I have this habit or tendency-oh, I don't know what to call it-to think back to what was happening in my life this time last year, or in this case, four years ago. My life was so very different only four short years ago.
I was a single girl, a teacher, fixing up my old house. I was planning a garden, and getting prepared to do foster care. I was 31, kinda lonely, and spent my days teaching, reading, and dreaming of having a family. I did enjoy my single/childless-ness, too. I had traveled a bit, read a lot, and spent time volunteering at church, and oh, yeah, I averaged 9 hours of sleep a night. But I was ready, I was tired of me-time. I wanted to be a mom, have a family. Foster care was my solution for the time being.

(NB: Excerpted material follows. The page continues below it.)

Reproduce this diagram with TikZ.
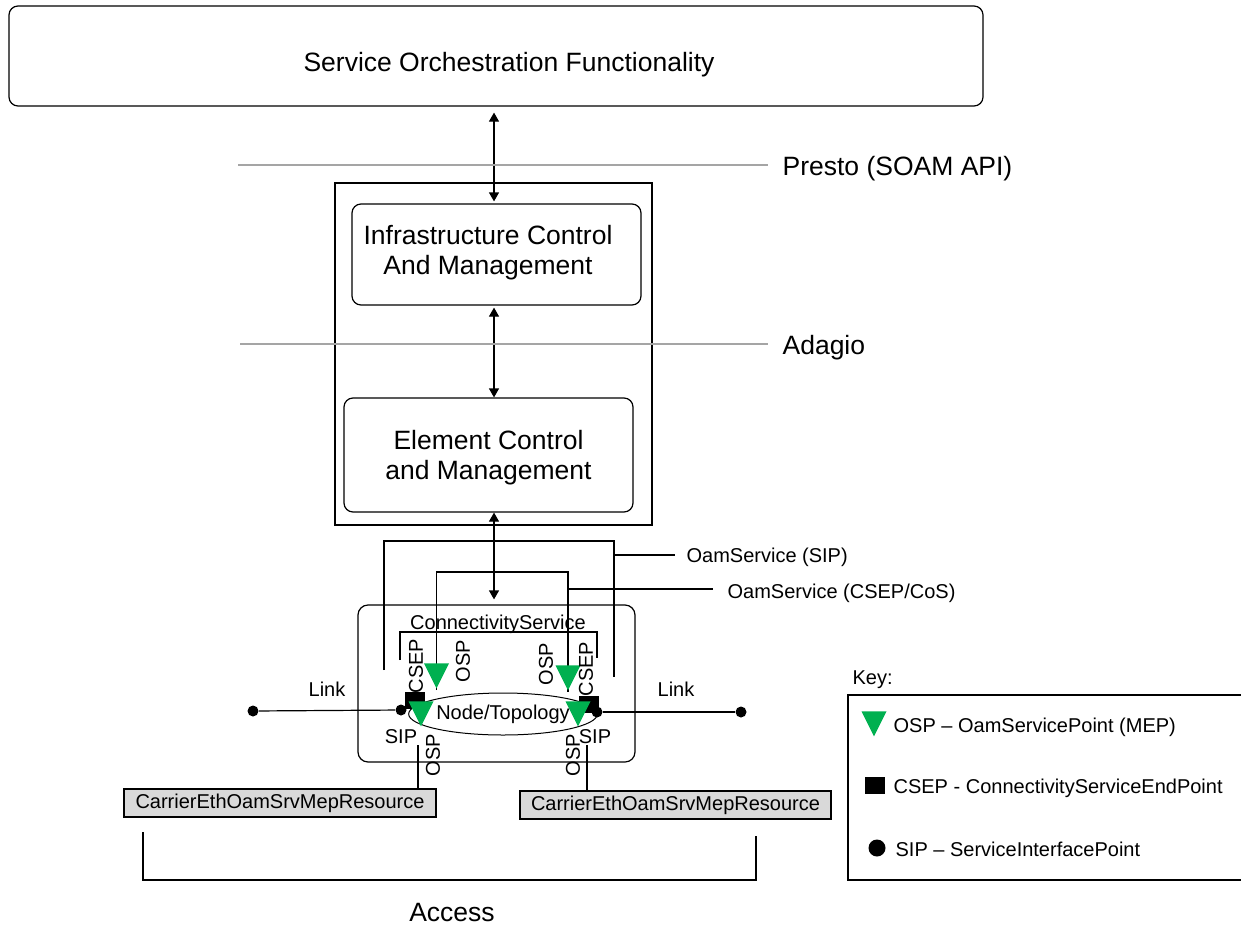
\documentclass[tikz,border=0pt]{standalone}
\usepackage{fontspec}
\setmainfont{Liberation Sans}
\usetikzlibrary{arrows.meta,shapes.geometric}
\definecolor{ospgreen}{RGB}{0,176,80}
\definecolor{mepgrey}{RGB}{217,217,217}
\definecolor{apigrey}{RGB}{165,165,165}
\begin{document}
\begin{tikzpicture}[x=1pt,y=-1pt,line width=1.2pt,>={Triangle[length=9pt,width=10pt]},
  big/.style={font=\fontsize{26.5}{30.5}\selectfont},
  small/.style={font=\fontsize{20}{23}\selectfont},
  box/.style={draw,rounded corners=9pt},
  boxtext/.style={big,align=center},
  ospmark/.style={isosceles triangle,isosceles triangle stretches,shape border rotate=-90,fill=ospgreen,minimum width=25pt,minimum height=25pt,inner sep=0pt,anchor=apex},
  csepmark/.style={fill=black,minimum width=20pt,minimum height=17pt,inner sep=0pt},
  sipmark/.style={circle,fill=black,minimum size=11pt,inner sep=0pt},
  vlabel/.style={small,rotate=90,inner sep=0pt},
  txt/.style={small,inner sep=0pt},
  mepres/.style={draw,fill=mepgrey,small,minimum width=312pt,minimum height=28pt,inner sep=0pt}]
\useasboundingbox (0,0) rectangle (1241,926);
\path
(494,0) coordinate (axis)
(436.5,690) coordinate (pTL) (568,692) coordinate (pTR)
(421,728) coordinate (pBL) (578,728) coordinate (pBR);

\node[box,minimum width=974pt,minimum height=100pt,label={[big,xshift=13pt,yshift=-9pt]center:Service Orchestration Functionality}] (orch) at (496,56) {};
\node[draw,minimum width=317pt,minimum height=342pt] (ctrl) at (493.5,354) {};
\node[box,minimum width=289pt,minimum height=101pt,label={[boxtext,xshift=-8.5pt,yshift=2pt]center:Infrastructure Control\\And Management}] (infra) at (496.5,254.5) {};
\node[box,minimum width=289pt,minimum height=114pt,label={[boxtext,yshift=-2.5pt]center:Element Control\\and Management}] (elem) at (488.5,455) {};
\node[draw,rounded corners=10pt,minimum width=277pt,minimum height=157pt] (cs) at (496.5,683.5) {};
\node[txt] (cstext) at (498,624) {ConnectivityService};

\draw[<->,shorten <=6pt,shorten >=2pt] (orch.south -| axis) -- (infra.north -| axis);
\draw[<->,shorten <=2pt] (infra.south -| axis) -- (elem.north -| axis);
\draw[<->,shorten >=5pt] (elem.south -| axis) -- (cs.north -| axis);

\draw[apigrey] (238,165) -- (768,165);
\node[big,anchor=west,inner sep=0pt] (presto) at (782,168.5) {Presto (SOAM API)};
\draw[apigrey] (240,344) -- (768,344);
\node[big,anchor=west,inner sep=0pt] (adagio) at (782,347.5) {Adagio};

\draw (384,670) -- (384,541) -- (614,541) -- (614,677);
\draw (614,555) -- (675,555);
\node[txt,anchor=west] (oamsip) at (686,557) {OamService (SIP)};
\draw (pTL) -- (pTL |- 0,572) -- (pTR |- 0,572) -- (pTR);
\draw (pTR |- 0,589) -- (713,589);
\node[txt,anchor=west] (oamcsep) at (727,593.5) {OamService (CSEP/CoS)};
\draw (400,660) -- (400,632) -- (597,632) -- (597,658);

\node[draw,ellipse,line width=1pt,minimum width=188pt,minimum height=42pt,inner sep=0pt,small] (topo) at (503,714) {Node/Topology};
\node[csepmark] (csepL) at (414.5,700) {};
\node[csepmark] (csepR) at (589,704) {};
\node[sipmark] (sipL) at (401,710) {};
\node[sipmark] (sipR) at (597,712) {};
\node[sipmark] (linkL) at (253,711) {};
\node[sipmark] (linkR) at (741,712) {};
\draw (linkL) -- (sipL);
\draw (sipR) -- (linkR);
\foreach \p in {TL,TR,BL,BR}
  \node[ospmark] (osp\p) at (p\p) {};

\node[txt] (linkLtext) at (327,689) {Link};
\node[txt] (linkRtext) at (676,689) {Link};
\node[txt] (sipLtext) at (401,737) {SIP};
\node[txt] (sipRtext) at (595,737) {SIP};
\node[vlabel] (csepLtext) at (416,666) {CSEP};
\node[vlabel] (ospTLtext) at (463,661) {OSP};
\node[vlabel] (ospTRtext) at (546,664) {OSP};
\node[vlabel] (csepRtext) at (586,669) {CSEP};
\node[vlabel] (ospBLtext) at (433,755) {OSP};
\node[vlabel] (ospBRtext) at (573,755) {OSP};

\node[mepres] (mepL) at (280,803) {CarrierEthOamSrvMepResource};
\node[mepres,minimum width=311pt] (mepR) at (675.5,805) {CarrierEthOamSrvMepResource};
\draw (418,745) -- (mepL.north -| 418,0);
\draw (587,745) -- (mepR.north -| 587,0);

\draw (143,832) -- (143,880) -- (756,880) -- (756,836);
\node[big] (access) at (452,912) {Access};

\node[txt,anchor=west] (keytitle) at (852,680) {Key:};
\draw (848,695) rectangle (1245,880);
\node[ospmark] (keyosp) at (874,738) {};
\node[txt,anchor=west] (keyosptext) at (893,727) {OSP – OamServicePoint (MEP)};
\node[csepmark] (keycsep) at (875,785.5) {};
\node[txt,anchor=west] (keyceptext) at (893,788) {CSEP - ConnectivityServiceEndPoint};
\node[sipmark,minimum size=17pt] (keysip) at (877,848) {};
\node[txt,anchor=west] (keysiptext) at (895,849) {SIP – ServiceInterfacePoint};
\end{tikzpicture}
\end{document}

That spring I met my future husband. That summer I became a foster mom to a little, tow-headed, 23 month-old girl who couldn't talk. That fall, her 6 year-old sister came to live with us too. She didn't talk much either, well, she talked quite a bit actually; I just couldn't understand her.
Life had changed dramatically. I had what I always wanted. Well, kinda. The girls weren't really mine, and my boyfriend had to go home every night. And, gosh, it was much harder than I thought to be a mom! But that's another story!
Fast forward two years. My life changed dramatically again in three short months. I adopted the girls in August, got married in September, and found out I was pregnant in October. Making up for lost time I guess.
I just love comparing and contrasting my present circumstances with the past. Not with regret, just awe. It is just so interesting to see how God set everything into motion. To look at my beautiful girls, my sweet baby boy, my handsome husband, and then picture myself alone, in my old house, dreaming...
And I'm filled with gratitude.
I don't read much anymore, I certainly don't get nine hours of sleep at night, but I get to wake up every morning and live that dream.